• AVAILABLE DATA:

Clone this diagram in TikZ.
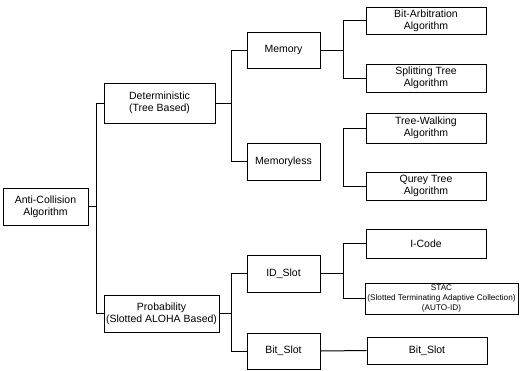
\documentclass[tikz,border=0pt]{standalone}
\usepackage{fontspec}
\setmainfont{Liberation Sans}
\begin{document}
\begin{tikzpicture}[x=1pt,y=-1pt,
  box/.style={draw=black, line width=0.8pt, fill=white, align=center, inner sep=0pt,
    font=\fontsize{10.5}{12}\selectfont},
  small/.style={font=\fontsize{8.2}{10}\selectfont},
  conn/.style={draw=black, line width=1pt}]
\useasboundingbox (0,0) rectangle (521,370);
% nodes
\node[box, minimum width=85pt, minimum height=37pt] (ac) at (45.5,206.5) {Anti-Collision\\Algorithm};
\node[box, minimum width=111pt, minimum height=40pt] (det) at (159.5,103) {Deterministic\\(Tree Based)};
\node[box, minimum width=115pt, minimum height=37pt] (prob) at (161.5,313.5) {Probability\\(Slotted ALOHA Based)};
\node[box, minimum width=73pt, minimum height=36pt] (mem) at (283.5,50) {Memory};
\node[box, minimum width=73pt, minimum height=37pt] (meml) at (283.5,161.5) {Memoryless};
\node[box, minimum width=73pt, minimum height=37pt] (ids) at (283.5,273.5) {ID\_Slot};
\node[box, minimum width=73pt, minimum height=36pt] (bits) at (283.5,351) {Bit\_Slot};
\node[box, minimum width=120pt, minimum height=27pt] (ba) at (426,20.5) {Bit-Arbitration\\Algorithm};
\node[box, minimum width=120pt, minimum height=28pt] (st) at (426,78) {Splitting Tree\\Algorithm};
\node[box, minimum width=120pt, minimum height=30pt] (tw) at (426,128) {Tree-Walking\\Algorithm};
\node[box, minimum width=120pt, minimum height=28pt] (qt) at (426,186) {Qurey Tree\\Algorithm};
\node[box, minimum width=120pt, minimum height=29pt] (ic) at (426,243.5) {I-Code};
\node[box, small, minimum width=153pt, minimum height=31pt] (stac) at (441.5,298.5) {STAC\\(Slotted Terminating Adaptive Collection)\\(AUTO-ID)};
\node[box, minimum width=120pt, minimum height=27pt] (bs2) at (427,350.5) {Bit\_Slot};
% trunk coordinates
\coordinate (t1) at (96,0);
\coordinate (t2) at (231,0);
\coordinate (t3) at (343,0);
% connectors
\draw[conn] (ac.east) -- (ac.east -| t1);
\draw[conn] (det.west) -- (det.west -| t1) -- (prob.west -| t1) -- (prob.west);
\draw[conn] (det.east) -- (det.east -| t2);
\draw[conn] (mem.west) -- (mem.west -| t2) -- (meml.west -| t2) -- (meml.west);
\draw[conn] (prob.east) -- (prob.east -| t2);
\draw[conn] (ids.west) -- (ids.west -| t2) -- (bits.west -| t2) -- (bits.west);
\draw[conn] (mem.east) -- (mem.east -| t3);
\draw[conn] (ba.west) -- (ba.west -| t3) -- (st.west -| t3) -- (st.west);
\draw[conn] (tw.west) -- (tw.west -| t3) -- (qt.west -| t3) -- (qt.west);
\draw[conn] (ids.east) -- (ids.east -| t3);
\draw[conn] (ic.west) -- (ic.west -| t3) -- (stac.west -| t3) -- (stac.west);
\draw[conn] (bits.east) -- (bs2.west);
\end{tikzpicture}
\end{document}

• WHAT IS NEEDED:
Transcribe all of the material exactly, leaving out whatever pictures it contains.

• ANSWER TO THIS TASK:
Clone this diagram in TikZ.
\documentclass[tikz,border=0pt]{standalone}
\usepackage{fontspec}
\setmainfont{Liberation Sans}
\begin{document}
\begin{tikzpicture}[x=1pt,y=-1pt,
  box/.style={draw=black, line width=0.8pt, fill=white, align=center, inner sep=0pt,
    font=\fontsize{10.5}{12}\selectfont},
  small/.style={font=\fontsize{8.2}{10}\selectfont},
  conn/.style={draw=black, line width=1pt}]
\useasboundingbox (0,0) rectangle (521,370);
% nodes
\node[box, minimum width=85pt, minimum height=37pt] (ac) at (45.5,206.5) {Anti-Collision\\Algorithm};
\node[box, minimum width=111pt, minimum height=40pt] (det) at (159.5,103) {Deterministic\\(Tree Based)};
\node[box, minimum width=115pt, minimum height=37pt] (prob) at (161.5,313.5) {Probability\\(Slotted ALOHA Based)};
\node[box, minimum width=73pt, minimum height=36pt] (mem) at (283.5,50) {Memory};
\node[box, minimum width=73pt, minimum height=37pt] (meml) at (283.5,161.5) {Memoryless};
\node[box, minimum width=73pt, minimum height=37pt] (ids) at (283.5,273.5) {ID\_Slot};
\node[box, minimum width=73pt, minimum height=36pt] (bits) at (283.5,351) {Bit\_Slot};
\node[box, minimum width=120pt, minimum height=27pt] (ba) at (426,20.5) {Bit-Arbitration\\Algorithm};
\node[box, minimum width=120pt, minimum height=28pt] (st) at (426,78) {Splitting Tree\\Algorithm};
\node[box, minimum width=120pt, minimum height=30pt] (tw) at (426,128) {Tree-Walking\\Algorithm};
\node[box, minimum width=120pt, minimum height=28pt] (qt) at (426,186) {Qurey Tree\\Algorithm};
\node[box, minimum width=120pt, minimum height=29pt] (ic) at (426,243.5) {I-Code};
\node[box, small, minimum width=153pt, minimum height=31pt] (stac) at (441.5,298.5) {STAC\\(Slotted Terminating Adaptive Collection)\\(AUTO-ID)};
\node[box, minimum width=120pt, minimum height=27pt] (bs2) at (427,350.5) {Bit\_Slot};
% trunk coordinates
\coordinate (t1) at (96,0);
\coordinate (t2) at (231,0);
\coordinate (t3) at (343,0);
% connectors
\draw[conn] (ac.east) -- (ac.east -| t1);
\draw[conn] (det.west) -- (det.west -| t1) -- (prob.west -| t1) -- (prob.west);
\draw[conn] (det.east) -- (det.east -| t2);
\draw[conn] (mem.west) -- (mem.west -| t2) -- (meml.west -| t2) -- (meml.west);
\draw[conn] (prob.east) -- (prob.east -| t2);
\draw[conn] (ids.west) -- (ids.west -| t2) -- (bits.west -| t2) -- (bits.west);
\draw[conn] (mem.east) -- (mem.east -| t3);
\draw[conn] (ba.west) -- (ba.west -| t3) -- (st.west -| t3) -- (st.west);
\draw[conn] (tw.west) -- (tw.west -| t3) -- (qt.west -| t3) -- (qt.west);
\draw[conn] (ids.east) -- (ids.east -| t3);
\draw[conn] (ic.west) -- (ic.west -| t3) -- (stac.west -| t3) -- (stac.west);
\draw[conn] (bits.east) -- (bs2.west);
\end{tikzpicture}
\end{document}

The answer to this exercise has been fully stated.